I'm much happier when I'm alone and stupid humans want to ruin my life for their selfish reasons.
I'm so sick of people doing this to me were they think they know everything.
I want to kill so many people because they think I'm asking for advice when I'm not.
I hate people who think they know everything and then say anything when they should shut up.
People make me so mad.

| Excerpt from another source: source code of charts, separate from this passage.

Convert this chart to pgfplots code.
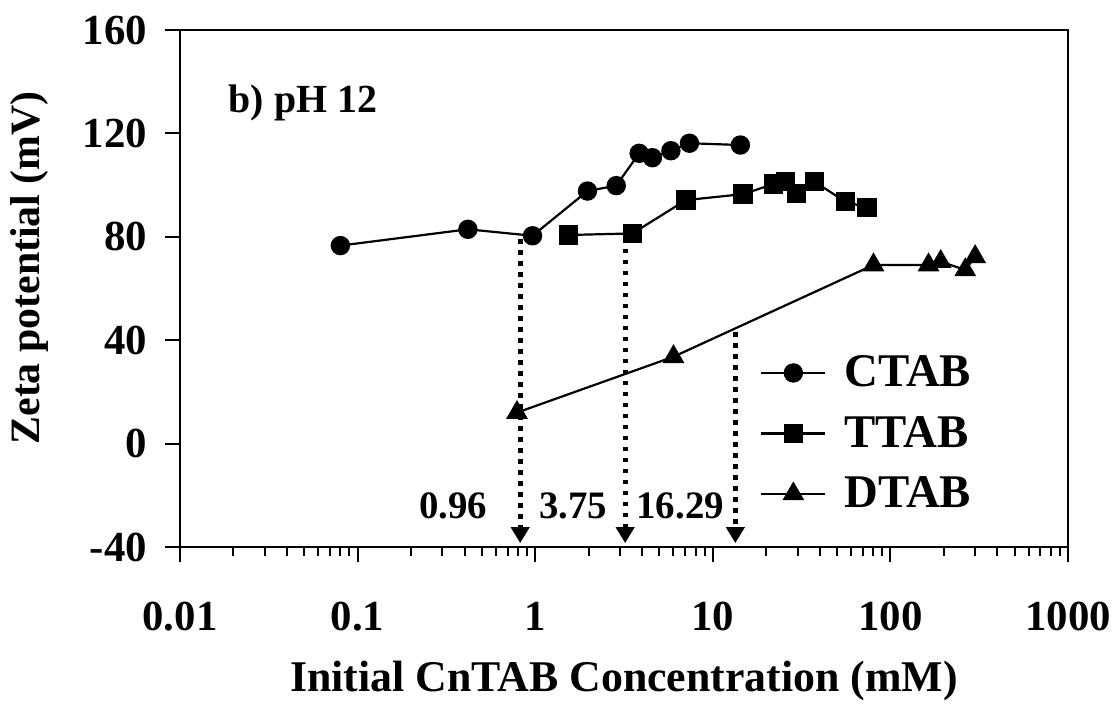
\documentclass[border=0pt]{standalone}
\usepackage{pgfplots}
\pgfplotsset{compat=1.18}
\usepackage{fontspec}
\setmainfont{Liberation Serif}
\usetikzlibrary{arrows.meta}

\begin{document}
\begin{tikzpicture}
\path[use as bounding box] (-90bp,-84bp) rectangle (466.5bp,273.5bp);
\begin{axis}[
  at={(0bp,0bp)}, anchor=south west,
  scale only axis, width=444bp, height=258.5bp,
  xmode=log, xmin=0.01, xmax=1000, ymin=-40, ymax=160,
  ytick={-40,0,40,80,120,160},
  xtick={0.01,0.1,1,10,100,1000},
  xticklabels={0.01,0.1,1,10,100,1000},
  /pgf/number format/assume math mode=true,
  tick align=outside, xtick pos=bottom, ytick pos=left,
  major tick length=7.5bp, minor tick length=4.5bp,
  axis line style={line width=1.2bp},
  every tick/.style={black, line width=1bp},
  ticklabel style={font=\bfseries\fontsize{21.5}{23}\selectfont},
  yticklabel style={xshift=-5.5bp},
  xticklabel style={yshift=-16.5bp},
  xlabel={Initial CnTAB Concentration (mM)},
  ylabel={Zeta potential (mV)},
  label style={font=\bfseries\fontsize{21}{24}\selectfont},
  xlabel style={at={(axis description cs:0.5,-0.26)}, anchor=center, font=\bfseries\fontsize{22}{24}\selectfont},
  ylabel style={at={(axis description cs:-0.169,0.54)}, anchor=center},
  clip=false,
  legend cell align=left,
  legend style={draw=none, fill=none, at={(axis description cs:0.653,0.378)}, anchor=north west,
    font=\bfseries\fontsize{23.5}{25}\selectfont, row sep=9.3bp, inner sep=0pt,
    /tikz/every odd column/.append style={column sep=7bp}},
  legend image code/.code={\draw[#1, mark repeat=2, mark phase=2] plot coordinates {(0bp,0bp) (16bp,0bp) (32bp,0bp)};},
]
\addplot[black, line width=1.1bp, mark=*, mark size=4.3bp, mark options={solid}] coordinates {
 (0.080,76.6) (0.418,82.9) (0.966,80.4) (1.97,97.7) (2.86,99.8) (3.85,112.3)
 (4.57,110.6) (5.81,113.3) (7.39,116.2) (14.3,115.5)};
\addlegendentry{CTAB}
\addplot[black, line width=1.1bp, mark=square*, mark size=4.3bp, mark options={solid}] coordinates {
 (1.54,80.7) (3.53,81.3) (7.06,94.2) (14.8,96.5) (22.0,100.4) (25.6,101.3)
 (29.5,96.8) (37.4,101.3) (55.7,93.6) (73.8,91.3)};
\addlegendentry{TTAB}
\addplot[black, line width=1.1bp, mark=triangle*, mark size=5.2bp, mark options={solid}] coordinates {
 (0.79,12.0) (6.01,33.6) (80.3,69.1) (164,69.1) (192,70.4) (264,67.2) (300,72.3)};
\addlegendentry{DTAB}
\draw[line width=2.5bp, dash pattern=on 2.2bp off 3.3bp, -{Triangle[width=9bp,length=8bp]}] (axis cs:0.823,79) -- (axis cs:0.823,-38.5);
\draw[line width=2.5bp, dash pattern=on 2.2bp off 3.3bp, -{Triangle[width=9bp,length=8bp]}] (axis cs:3.21,79.5) -- (axis cs:3.21,-38.5);
\draw[line width=2.5bp, dash pattern=on 2.2bp off 3.3bp, -{Triangle[width=9bp,length=8bp]}] (axis cs:13.4,43) -- (axis cs:13.4,-38.5);
\node[anchor=base, font=\bfseries\fontsize{19.5}{21}\selectfont] at (axis cs:0.345,-28.8) {0.96};
\node[anchor=base, font=\bfseries\fontsize{19.5}{21}\selectfont] at (axis cs:1.64,-28.8) {3.75};
\node[anchor=base, font=\bfseries\fontsize{19.5}{21}\selectfont] at (axis cs:6.55,-28.8) {16.29};
\node[anchor=base west, font=\bfseries\fontsize{20}{24}\selectfont] at (rel axis cs:0.047,0.84) {b) pH 12};
\end{axis}
\end{tikzpicture}
\end{document}
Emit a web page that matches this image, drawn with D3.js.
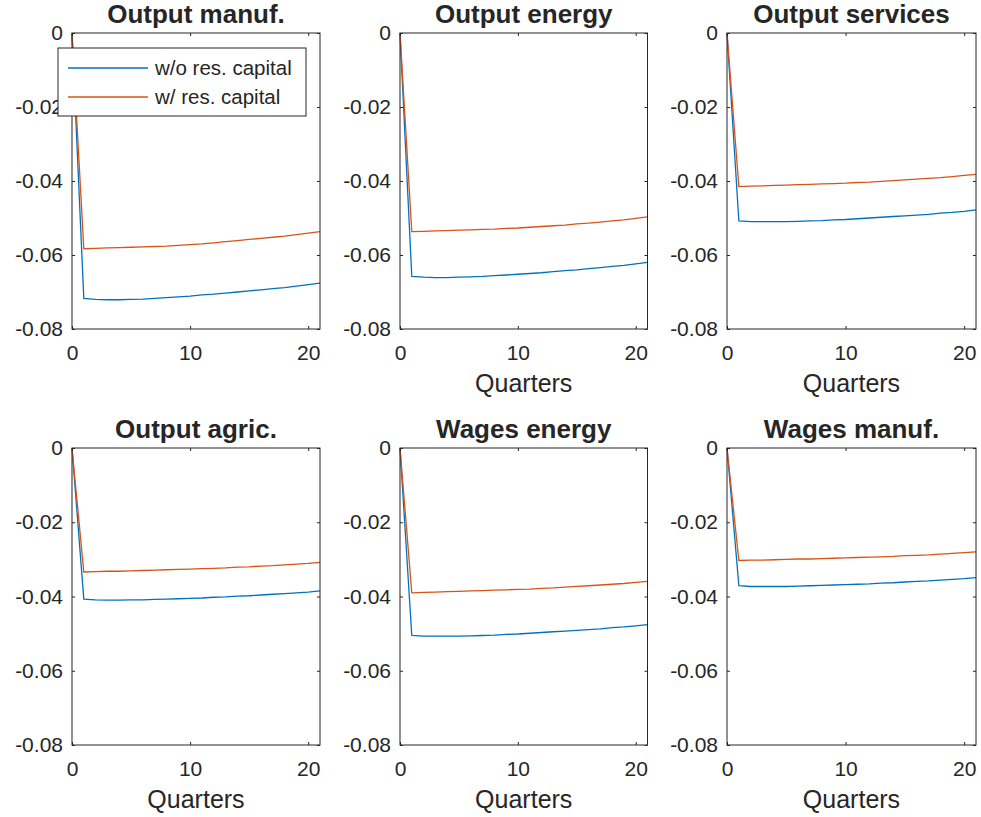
<!DOCTYPE html>
<html>
<head>
<meta charset="utf-8">
<script src="https://cdn.jsdelivr.net/npm/d3@7"></script>
<style>
  body { margin: 0; background: #fff; }
  text { font-family: "Liberation Sans", Arial, sans-serif; fill: #262626; }
</style>
</head>
<body>
<svg id="fig" width="981" height="817"></svg>
<script>
const width = 981, height = 817;

const quarters = [0, 1, 2, 3, 4, 5, 6, 7, 8, 9, 10, 11, 12, 13, 14, 15, 16, 17, 18, 19, 20, 21];
const xTicks = [0, 10, 20];
const yTicks = [0, -0.02, -0.04, -0.06, -0.08];
const seriesNames = ["w/o res. capital", "w/ res. capital"];
const panelTitles = ["Output manuf.", "Output energy", "Output services", "Output agric.", "Wages energy", "Wages manuf."];
const hasXLabel = [false, true, true, true, true, true];

const woManuf = [0, -0.0717, -0.0720, -0.0721, -0.0721, -0.0720, -0.0719, -0.0717, -0.0715, -0.0713, -0.0711, -0.0708, -0.0706, -0.0703, -0.0700, -0.0697, -0.0694, -0.0691, -0.0688, -0.0684, -0.0680, -0.0676];
const wManuf = [0, -0.0583, -0.0582, -0.0581, -0.0580, -0.0579, -0.0578, -0.0577, -0.0576, -0.0574, -0.0572, -0.0570, -0.0567, -0.0564, -0.0561, -0.0558, -0.0555, -0.0552, -0.0549, -0.0545, -0.0541, -0.0537];
const woEnergy = [0, -0.0658, -0.0660, -0.0661, -0.0661, -0.0660, -0.0659, -0.0658, -0.0656, -0.0654, -0.0652, -0.0650, -0.0648, -0.0645, -0.0642, -0.0640, -0.0637, -0.0634, -0.0631, -0.0628, -0.0624, -0.0620];
const wEnergy = [0, -0.0537, -0.0536, -0.0535, -0.0534, -0.0533, -0.0532, -0.0531, -0.0530, -0.0528, -0.0527, -0.0525, -0.0523, -0.0521, -0.0519, -0.0516, -0.0514, -0.0511, -0.0508, -0.0505, -0.0501, -0.0497];
const woServices = [0, -0.0508, -0.0510, -0.0510, -0.0510, -0.0510, -0.0509, -0.0508, -0.0507, -0.0505, -0.0504, -0.0502, -0.0500, -0.0498, -0.0496, -0.0494, -0.0492, -0.0490, -0.0487, -0.0485, -0.0482, -0.0478];
const wServices = [0, -0.0415, -0.0414, -0.0413, -0.0412, -0.0411, -0.0410, -0.0409, -0.0408, -0.0407, -0.0406, -0.0404, -0.0403, -0.0401, -0.0399, -0.0397, -0.0395, -0.0393, -0.0391, -0.0388, -0.0385, -0.0382];
const woAgric = [0, -0.0407, -0.0409, -0.0410, -0.0410, -0.0409, -0.0409, -0.0408, -0.0407, -0.0406, -0.0405, -0.0404, -0.0402, -0.0401, -0.0399, -0.0398, -0.0396, -0.0394, -0.0392, -0.0390, -0.0388, -0.0385];
const wAgric = [0, -0.0334, -0.0333, -0.0332, -0.0332, -0.0331, -0.0330, -0.0329, -0.0328, -0.0327, -0.0326, -0.0325, -0.0324, -0.0323, -0.0321, -0.0320, -0.0318, -0.0317, -0.0315, -0.0313, -0.0311, -0.0308];
const woWagesEnergy = [0, -0.0505, -0.0507, -0.0507, -0.0507, -0.0507, -0.0506, -0.0505, -0.0504, -0.0502, -0.0501, -0.0499, -0.0497, -0.0495, -0.0493, -0.0491, -0.0489, -0.0487, -0.0484, -0.0482, -0.0479, -0.0476];
const wWagesEnergy = [0, -0.0390, -0.0389, -0.0388, -0.0387, -0.0386, -0.0385, -0.0384, -0.0383, -0.0382, -0.0381, -0.0380, -0.0378, -0.0377, -0.0375, -0.0373, -0.0371, -0.0369, -0.0367, -0.0365, -0.0362, -0.0359];
const woWagesManuf = [0, -0.0371, -0.0373, -0.0373, -0.0373, -0.0373, -0.0372, -0.0371, -0.0370, -0.0369, -0.0368, -0.0367, -0.0366, -0.0364, -0.0363, -0.0361, -0.0359, -0.0358, -0.0356, -0.0354, -0.0352, -0.0349];
const wWagesManuf = [0, -0.0303, -0.0302, -0.0302, -0.0301, -0.0300, -0.0299, -0.0299, -0.0298, -0.0297, -0.0296, -0.0295, -0.0294, -0.0293, -0.0292, -0.0290, -0.0289, -0.0288, -0.0286, -0.0284, -0.0282, -0.0280];

const panelSeries = [
    [woManuf, wManuf],
    [woEnergy, wEnergy],
    [woServices, wServices],
    [woAgric, wAgric],
    [woWagesEnergy, wWagesEnergy],
    [woWagesManuf, wWagesManuf]
];

const colors = ["#0072BD", "#D95319"];
const axisColor = "#262626";

// subplot boxes, matlab style
const colLeft = [72, 400, 727];
const colWidth = [248, 247.5, 249];
const rowTop = [33, 448];
const rowHeight = [296, 297];

const svg = d3.select("#fig");

panelTitles.forEach((title, i) => {
    const col = i % 3, row = Math.floor(i / 3);
    const x0 = colLeft[col], y0 = rowTop[row];
    const w = colWidth[col], h = rowHeight[row];

    const x = d3.scaleLinear().domain([0, 21]).range([x0, x0 + w]);
    const y = d3.scaleLinear().domain([-0.08, 0]).range([y0 + h, y0]);

    const g = svg.append("g");

    g.append("rect")
        .attr("x", x0).attr("y", y0)
        .attr("width", w).attr("height", h)
        .attr("fill", "#fff");

    const line = d3.line().x((d, k) => x(quarters[k])).y(d => y(d));
    panelSeries[i].forEach((vals, s) => {
        g.append("path")
            .datum(vals)
            .attr("d", line)
            .attr("fill", "none")
            .attr("stroke", colors[s])
            .attr("stroke-width", 1.3);
    });

    const styleAxis = sel => {
        sel.select(".domain").remove();
        sel.selectAll("line").attr("stroke", axisColor);
        sel.selectAll("text")
            .style("font-size", "21px")
            .attr("fill", axisColor);
    };

    g.append("g")
        .attr("transform", `translate(${x0},0)`)
        .call(d3.axisLeft(y).tickValues(yTicks).tickSize(-3).tickPadding(9)
            .tickFormat(d => d === 0 ? "0" : d3.format(".2f")(d).replace("−", "-")))
        .call(styleAxis);
    g.append("g")
        .attr("transform", `translate(${x0 + w},0)`)
        .call(d3.axisRight(y).tickValues(yTicks).tickSize(-3).tickFormat(""))
        .call(styleAxis);
    g.append("g")
        .attr("transform", `translate(0,${y0 + h})`)
        .call(d3.axisBottom(x).tickValues(xTicks).tickSize(-3).tickPadding(16))
        .call(styleAxis);
    g.append("g")
        .attr("transform", `translate(0,${y0})`)
        .call(d3.axisTop(x).tickValues(xTicks).tickSize(-3).tickFormat(""))
        .call(styleAxis);

    g.append("rect")
        .attr("x", x0).attr("y", y0)
        .attr("width", w).attr("height", h)
        .attr("fill", "none")
        .attr("stroke", axisColor)
        .attr("stroke-width", 1);

    g.append("text")
        .attr("x", x0 + w / 2).attr("y", y0 - 10)
        .attr("text-anchor", "middle")
        .style("font-size", "26px")
        .style("font-weight", "bold")
        .attr("fill", "#000")
        .text(title);

    if (hasXLabel[i]) {
        g.append("text")
            .attr("x", x0 + w / 2).attr("y", y0 + h + 63)
            .attr("text-anchor", "middle")
            .style("font-size", "25px")
            .text("Quarters");
    }
});

// legend on the first panel
const legend = svg.append("g");
legend.append("rect")
    .attr("x", 58).attr("y", 48)
    .attr("width", 248).attr("height", 68)
    .attr("fill", "#fff")
    .attr("stroke", axisColor)
    .attr("stroke-width", 1);

seriesNames.forEach((name, s) => {
    const ly = 68 + s * 29;
    legend.append("line")
        .attr("x1", 68).attr("x2", 148)
        .attr("y1", ly).attr("y2", ly)
        .attr("stroke", colors[s])
        .attr("stroke-width", 1.3);
    legend.append("text")
        .attr("x", 155).attr("y", ly)
        .attr("dy", "0.35em")
        .style("font-size", "20.5px")
        .text(name);
});
</script>
</body>
</html>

They make me want to hate people.
I hate how people think they are helping when they are actually ruining my life.
I'm sick of all the negative people and experiences when I deserved love and light.
I'm talking like this now because I'm so pissed off and I want to.
But I'm so sick of people and their bullshit.
So many people and experiences made me hate people so much.
I hated everyone I met because they were horrible.
People prove to me how pathetic they are by how they treat me and people don't deserve me in their life.
The only times I was happy was when I was by myself and away from everyone.
Now fucking morons bother me and said i was lonely and i hated them for it.
No one was there for me and no one made me happy but me.
Now Fuckers say I'm selfish and now assholes want to take away what made me happy.
They want to take away what makes me happy because there is something wrong with them.
They think their stupid opinions are right and important when they aren't.
It doesn't affect me and im not going to change because if someone said it right there in front of me i would murder them.
I would still stay the same but that is beside the point.
I really want to kill people who tell me to change because it's not their place and its not their life.
I want to kill people so bad because they give their opinions and they never leave me alone.
I don't want anyone around me it makes me want to murder people.